Author Interview

  • When did you realize you were born to write?

At 9 years old! My fourth grade teacher liked reading my stories and was a great encouragement to a girl who was usually rather shy.

  • What got you into historical reads?

I first started reading the old Gothics from the 60’s and 70’s in high school and gradually moved to Harlequin. I’ve always enjoyed American history around the Civil War era, but I found English society to be even more appealing with their titles, and rules and regulations. It was fascinating!

  • What got you into romance?

That was because of my grandmother, who also raised me. She was the one who introduced me to the Gothic novels, because she used to read them.

  • When did you decide to combine the two?

It took me several years of playing around with writing before I finally told myself to actually FINISH a project! Hahaha The first book I wrote was about pirates. It was promptly rejected. The next novel I finished was the same. It wasn’t until my third book, 63 rejections later, that I finally got a publishing contract from a small press publisher.

  • What is the hardest thing, for you, about being an author?

Marketing! It’s tough to get noticed when most of the attention is focused on the mass market authors. And with the growing number of indies every day, trying to establish yourself as a ‘name’ can be a challenge.

  • How do you divide your time between family and writing?

I work part time as a lunch lady at the local community college, so I write before work and during our breaks, including summer. My daughters are 18 and 12 so they are pretty self-sufficient. Either way, I usually keep evenings and weekends open to spend with them. I’ve taught them that family is important.

  • What is one thing you want readers to take away from your work?

I want them to read my stories and be entertained, to close the book with a smile and eager to read the next one. There is nothing better than a good book!

  • How many titles do you have out?

At the moment, I have four full length novels, two novellas, and five anthologies, with another novella and anthology releasing in April. Most are historical romance, but I did dare to get out of my comfort zone with an erotic short story and an essay on Georgette Heyer.

  • Do you feel your writing has improved since your first book?

I would like to think so. It does seem easier to craft a story now that I’ve gotten started in the publishing industry. I know I’ve certainly learned a lot about sentence structure and how to ‘show’ and not ‘tell.’

  • How do people react when you tell them you’re an author?

They are usually impressed and immediately think I’m famous! Hahaha The truth is, no matter how successful I may or may not be with my writing, I’m going to be the same person today as I was tomorrow.

  • What does your family think about your books?

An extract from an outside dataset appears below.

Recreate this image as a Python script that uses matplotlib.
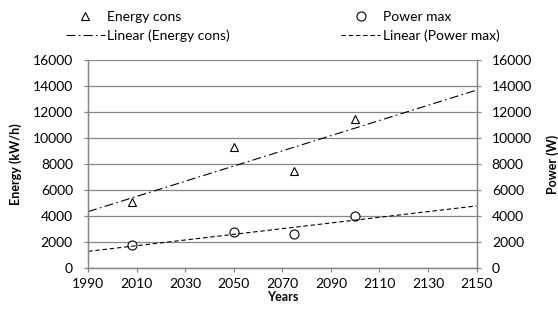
import matplotlib.pyplot as plt
import numpy as np

plt.rcParams['font.family'] = ['Lato', 'DejaVu Sans']

# data
years = [2008, 2050, 2075, 2100]
energy_cons = [5100, 9350, 7450, 11450]
power_max = [1750, 2750, 2650, 4000]
x_ticks = list(range(1990, 2151, 20))
y_ticks = list(range(0, 16001, 2000))

# linear trendlines (like Excel), drawn over the whole x range
trend_x = np.array([1990, 2150])
e_fit = np.polyfit(years, energy_cons, 1)
p_fit = np.polyfit(years, power_max, 1)

grey = '#868686'

fig = plt.figure(figsize=(5.58, 3.13), dpi=100)
ax = fig.add_axes([0.158, 0.143, 0.696, 0.665])
ax2 = ax.twinx()

h1, = ax.plot(years, energy_cons, linestyle='none', marker='^', ms=6,
              mfc='white', mec='black', mew=0.8, label='Energy cons')
h2, = ax.plot(trend_x, np.polyval(e_fit, trend_x), color='black', lw=0.8,
              linestyle=(0, (8, 3, 1.5, 3)), label='Linear (Energy cons)')
h3, = ax2.plot(years, power_max, linestyle='none', marker='o', ms=6.5,
               mfc='white', mec='black', mew=0.8, label='Power max')
h4, = ax2.plot(trend_x, np.polyval(p_fit, trend_x), color='black', lw=0.8,
               linestyle=(0, (4, 2.5)), label='Linear (Power max)')

for a in (ax, ax2):
    a.set_xlim(1990, 2150)
    a.set_ylim(0, 16000)
    a.set_yticks(y_ticks)
    for s in a.spines.values():
        s.set_color(grey)
        s.set_linewidth(0.9)
    a.spines['top'].set_visible(False)
    a.tick_params(colors=grey, labelcolor='black', labelsize=10, length=3, width=0.9)

ax.set_xticks(x_ticks)
ax.tick_params(axis='y', pad=8)
ax.tick_params(axis='x', pad=4)
ax2.tick_params(axis='y', pad=8)
ax.yaxis.grid(True, color=grey, lw=0.9)
ax.set_axisbelow(True)

ax.set_xlabel('Years', fontsize=9, fontweight='bold', labelpad=1)
ax.set_ylabel('Energy (kW/h)', fontsize=9, fontweight='bold', labelpad=8)
ax2.set_ylabel('Power (W)', fontsize=9, fontweight='bold', labelpad=10)

fig.legend(handles=[h1, h2, h3, h4], ncol=2, loc='upper left',
           bbox_to_anchor=(0.098, 1.0), frameon=False, fontsize=10,
           handlelength=2.8, handletextpad=0.2, columnspacing=8.0,
           labelspacing=0.45, borderpad=0.3)

fig.savefig('out.png', dpi=100)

My grandma is proud, of course. She knew how long I’d held on to this dream – 30 years, to be exact. But everyone else is extremely supportive – my husband and daughters, aunts, uncles, cousins, you name it!

  • How do you come up with your titles?

I think a title is very important. It needs to catch the reader’s attention. With my Ways of Love series, I was struggling with my first book. I knew it was going to be Who, What, When, Where and Why, but I wasn’t sure where to begin. I was brainstorming with the librarian at my local branch and suddenly, it just popped into my head! Thus, “Why the Earl is After the Girl,” was born!

  • Do you design your own book covers? Why/why not?

Since I was under contract for my first three books, the publisher designed those. Since I transitioned into indie, I have the final approval and it’s been pretty fun! I think that’s my favorite part is finding a talented cover designer and seeing my imagination come to life in full color! The only problem with that is trying to stay with one. I’ve LOVED all my designers so far!

  • What is your favorite swag item to give away?

Probably chap stick. I use it a lot myself and it seems to be popular, along with hand sanitizer and pens.

  • Do you create your own promos?

I sure do! I might join other authors for a  group effort, but most of the time I’m behind the computer (or my phone), posting about my books.

  • With all the changes to social media lately, do you feel its affected your sales? For good, or bad?

I don’t think so. Of course I’m on all social media sites (Facebook, Twitter, Instagram, Pinterest, LinkedIn), as well as keeping up my website, but now that I’m slowly starting to build a readership, and have developed wonderful friendships with fellow authors, I think people can finally say, “Hey, I know her!”